## Required task
Output all the material that follows, exactly as given.

________

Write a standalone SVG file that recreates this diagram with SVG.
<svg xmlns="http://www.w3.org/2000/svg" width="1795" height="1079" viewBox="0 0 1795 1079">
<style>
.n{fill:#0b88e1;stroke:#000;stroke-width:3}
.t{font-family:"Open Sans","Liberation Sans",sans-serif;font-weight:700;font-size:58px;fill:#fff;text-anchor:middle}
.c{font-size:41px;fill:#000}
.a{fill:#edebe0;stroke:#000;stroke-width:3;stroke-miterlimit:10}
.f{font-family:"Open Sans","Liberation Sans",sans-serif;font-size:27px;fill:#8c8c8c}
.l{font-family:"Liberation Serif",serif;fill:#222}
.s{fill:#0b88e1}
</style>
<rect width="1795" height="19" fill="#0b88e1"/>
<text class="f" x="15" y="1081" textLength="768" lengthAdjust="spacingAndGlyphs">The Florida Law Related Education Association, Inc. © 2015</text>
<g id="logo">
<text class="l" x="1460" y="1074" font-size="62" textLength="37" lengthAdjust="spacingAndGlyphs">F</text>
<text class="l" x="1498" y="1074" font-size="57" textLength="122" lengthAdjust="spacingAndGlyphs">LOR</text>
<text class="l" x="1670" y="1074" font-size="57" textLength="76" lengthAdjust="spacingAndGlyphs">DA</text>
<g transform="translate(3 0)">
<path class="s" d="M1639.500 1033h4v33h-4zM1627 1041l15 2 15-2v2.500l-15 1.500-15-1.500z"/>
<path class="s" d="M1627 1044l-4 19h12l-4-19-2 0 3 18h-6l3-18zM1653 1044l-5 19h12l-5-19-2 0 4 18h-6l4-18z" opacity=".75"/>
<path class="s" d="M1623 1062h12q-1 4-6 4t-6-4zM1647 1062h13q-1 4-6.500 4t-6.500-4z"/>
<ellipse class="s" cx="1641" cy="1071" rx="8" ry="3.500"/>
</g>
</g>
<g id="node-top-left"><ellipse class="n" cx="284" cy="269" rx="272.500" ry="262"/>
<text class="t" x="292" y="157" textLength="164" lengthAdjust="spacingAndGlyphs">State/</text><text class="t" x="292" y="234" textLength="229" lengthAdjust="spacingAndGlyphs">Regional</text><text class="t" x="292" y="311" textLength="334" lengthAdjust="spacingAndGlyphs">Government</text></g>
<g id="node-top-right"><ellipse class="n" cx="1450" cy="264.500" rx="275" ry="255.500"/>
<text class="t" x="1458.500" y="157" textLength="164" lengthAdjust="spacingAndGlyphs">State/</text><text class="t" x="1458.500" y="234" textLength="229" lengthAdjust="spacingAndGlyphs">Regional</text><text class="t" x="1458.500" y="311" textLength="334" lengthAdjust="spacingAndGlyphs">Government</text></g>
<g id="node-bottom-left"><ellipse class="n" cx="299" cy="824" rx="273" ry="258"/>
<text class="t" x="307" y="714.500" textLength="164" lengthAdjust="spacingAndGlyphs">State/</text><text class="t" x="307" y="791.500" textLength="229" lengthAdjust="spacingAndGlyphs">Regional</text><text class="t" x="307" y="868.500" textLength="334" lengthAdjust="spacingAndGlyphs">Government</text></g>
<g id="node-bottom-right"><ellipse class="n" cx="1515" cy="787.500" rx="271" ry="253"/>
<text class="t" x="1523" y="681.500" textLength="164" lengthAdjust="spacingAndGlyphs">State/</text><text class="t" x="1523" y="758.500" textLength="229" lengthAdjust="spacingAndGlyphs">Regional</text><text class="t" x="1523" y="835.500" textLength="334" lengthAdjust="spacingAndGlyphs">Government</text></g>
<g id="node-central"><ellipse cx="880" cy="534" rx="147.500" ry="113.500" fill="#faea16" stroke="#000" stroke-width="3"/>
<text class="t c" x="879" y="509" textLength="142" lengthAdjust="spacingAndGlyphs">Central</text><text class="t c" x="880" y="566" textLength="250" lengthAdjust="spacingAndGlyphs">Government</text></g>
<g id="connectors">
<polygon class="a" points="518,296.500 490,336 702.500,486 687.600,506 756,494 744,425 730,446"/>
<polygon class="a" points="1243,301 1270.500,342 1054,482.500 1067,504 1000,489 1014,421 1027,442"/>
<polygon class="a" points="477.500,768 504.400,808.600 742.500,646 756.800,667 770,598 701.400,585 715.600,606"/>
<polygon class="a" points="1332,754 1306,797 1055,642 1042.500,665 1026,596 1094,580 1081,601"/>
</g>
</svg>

________

## Output below
Write a standalone SVG file that recreates this diagram with SVG.
<svg xmlns="http://www.w3.org/2000/svg" width="1795" height="1079" viewBox="0 0 1795 1079">
<style>
.n{fill:#0b88e1;stroke:#000;stroke-width:3}
.t{font-family:"Open Sans","Liberation Sans",sans-serif;font-weight:700;font-size:58px;fill:#fff;text-anchor:middle}
.c{font-size:41px;fill:#000}
.a{fill:#edebe0;stroke:#000;stroke-width:3;stroke-miterlimit:10}
.f{font-family:"Open Sans","Liberation Sans",sans-serif;font-size:27px;fill:#8c8c8c}
.l{font-family:"Liberation Serif",serif;fill:#222}
.s{fill:#0b88e1}
</style>
<rect width="1795" height="19" fill="#0b88e1"/>
<text class="f" x="15" y="1081" textLength="768" lengthAdjust="spacingAndGlyphs">The Florida Law Related Education Association, Inc. © 2015</text>
<g id="logo">
<text class="l" x="1460" y="1074" font-size="62" textLength="37" lengthAdjust="spacingAndGlyphs">F</text>
<text class="l" x="1498" y="1074" font-size="57" textLength="122" lengthAdjust="spacingAndGlyphs">LOR</text>
<text class="l" x="1670" y="1074" font-size="57" textLength="76" lengthAdjust="spacingAndGlyphs">DA</text>
<g transform="translate(3 0)">
<path class="s" d="M1639.500 1033h4v33h-4zM1627 1041l15 2 15-2v2.500l-15 1.500-15-1.500z"/>
<path class="s" d="M1627 1044l-4 19h12l-4-19-2 0 3 18h-6l3-18zM1653 1044l-5 19h12l-5-19-2 0 4 18h-6l4-18z" opacity=".75"/>
<path class="s" d="M1623 1062h12q-1 4-6 4t-6-4zM1647 1062h13q-1 4-6.500 4t-6.500-4z"/>
<ellipse class="s" cx="1641" cy="1071" rx="8" ry="3.500"/>
</g>
</g>
<g id="node-top-left"><ellipse class="n" cx="284" cy="269" rx="272.500" ry="262"/>
<text class="t" x="292" y="157" textLength="164" lengthAdjust="spacingAndGlyphs">State/</text><text class="t" x="292" y="234" textLength="229" lengthAdjust="spacingAndGlyphs">Regional</text><text class="t" x="292" y="311" textLength="334" lengthAdjust="spacingAndGlyphs">Government</text></g>
<g id="node-top-right"><ellipse class="n" cx="1450" cy="264.500" rx="275" ry="255.500"/>
<text class="t" x="1458.500" y="157" textLength="164" lengthAdjust="spacingAndGlyphs">State/</text><text class="t" x="1458.500" y="234" textLength="229" lengthAdjust="spacingAndGlyphs">Regional</text><text class="t" x="1458.500" y="311" textLength="334" lengthAdjust="spacingAndGlyphs">Government</text></g>
<g id="node-bottom-left"><ellipse class="n" cx="299" cy="824" rx="273" ry="258"/>
<text class="t" x="307" y="714.500" textLength="164" lengthAdjust="spacingAndGlyphs">State/</text><text class="t" x="307" y="791.500" textLength="229" lengthAdjust="spacingAndGlyphs">Regional</text><text class="t" x="307" y="868.500" textLength="334" lengthAdjust="spacingAndGlyphs">Government</text></g>
<g id="node-bottom-right"><ellipse class="n" cx="1515" cy="787.500" rx="271" ry="253"/>
<text class="t" x="1523" y="681.500" textLength="164" lengthAdjust="spacingAndGlyphs">State/</text><text class="t" x="1523" y="758.500" textLength="229" lengthAdjust="spacingAndGlyphs">Regional</text><text class="t" x="1523" y="835.500" textLength="334" lengthAdjust="spacingAndGlyphs">Government</text></g>
<g id="node-central"><ellipse cx="880" cy="534" rx="147.500" ry="113.500" fill="#faea16" stroke="#000" stroke-width="3"/>
<text class="t c" x="879" y="509" textLength="142" lengthAdjust="spacingAndGlyphs">Central</text><text class="t c" x="880" y="566" textLength="250" lengthAdjust="spacingAndGlyphs">Government</text></g>
<g id="connectors">
<polygon class="a" points="518,296.500 490,336 702.500,486 687.600,506 756,494 744,425 730,446"/>
<polygon class="a" points="1243,301 1270.500,342 1054,482.500 1067,504 1000,489 1014,421 1027,442"/>
<polygon class="a" points="477.500,768 504.400,808.600 742.500,646 756.800,667 770,598 701.400,585 715.600,606"/>
<polygon class="a" points="1332,754 1306,797 1055,642 1042.500,665 1026,596 1094,580 1081,601"/>
</g>
</svg>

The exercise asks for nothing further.